Hollow CuSe nanocubes as a bifunctional electrocatalyst for energy-saving overall urea–water electrolysis

Abstract

Overall urea–water electrolysis has the potential to be employed in the purification of urea-containing wastewater and the production of hydrogen. However, the lack of cost-effective catalysts currently presents a significant obstacle to the further development of this technology. Through a simple template-directed selenium reaction in a novel type of highly active solution, an interface engineering strategy was designed to synthesize hollow CuSe nanocubes as an efficient bifunctional catalyst.
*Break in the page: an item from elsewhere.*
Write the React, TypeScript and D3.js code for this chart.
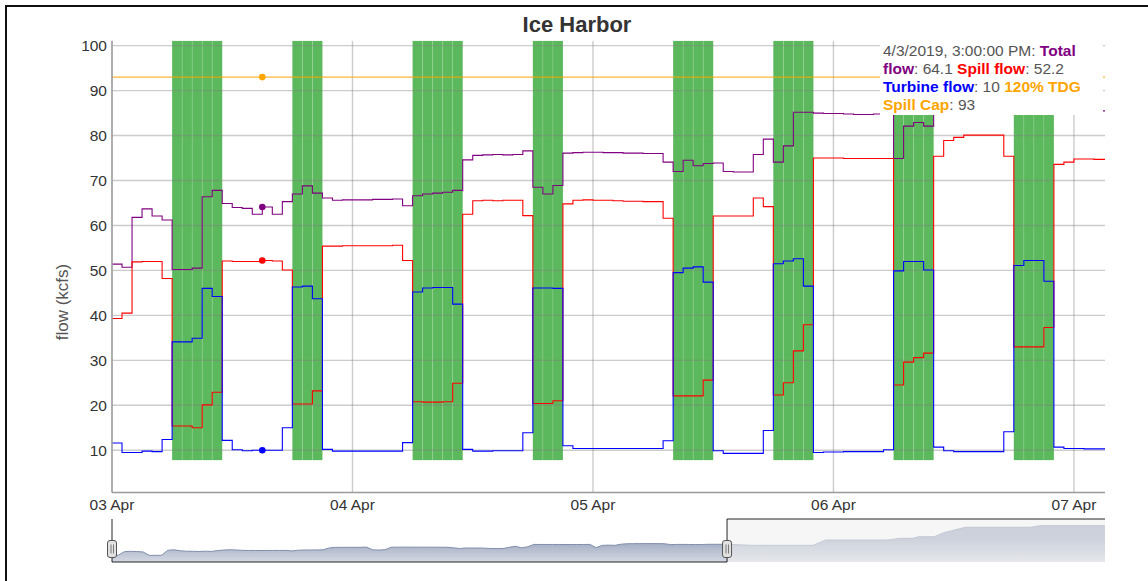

The unique hollow CuSe nanocubes exhibit significant catalytic efficiency because of their larger electrolyte contact area and faster ion transport. In 1 M KOH with a 0.5 M urea electrolyte, CuSe/NF required an overpotential of 199 mV for HER and a potential of 1.38 V for UOR to achieve a current density of 10 mA cm⁻². It can work stably for 24 h without significant degradation of activity at 10 mA cm⁻², showing excellent durability and excellent stability. For overall urea–water electrolysis, it exhibits a remarkable activity with a low cell voltage of 1.61 V at 10 mA cm⁻². Consequently, the design strategy of this unique hollow-structured CuSe provides a new insight to improve electrocatalytic performance and stability.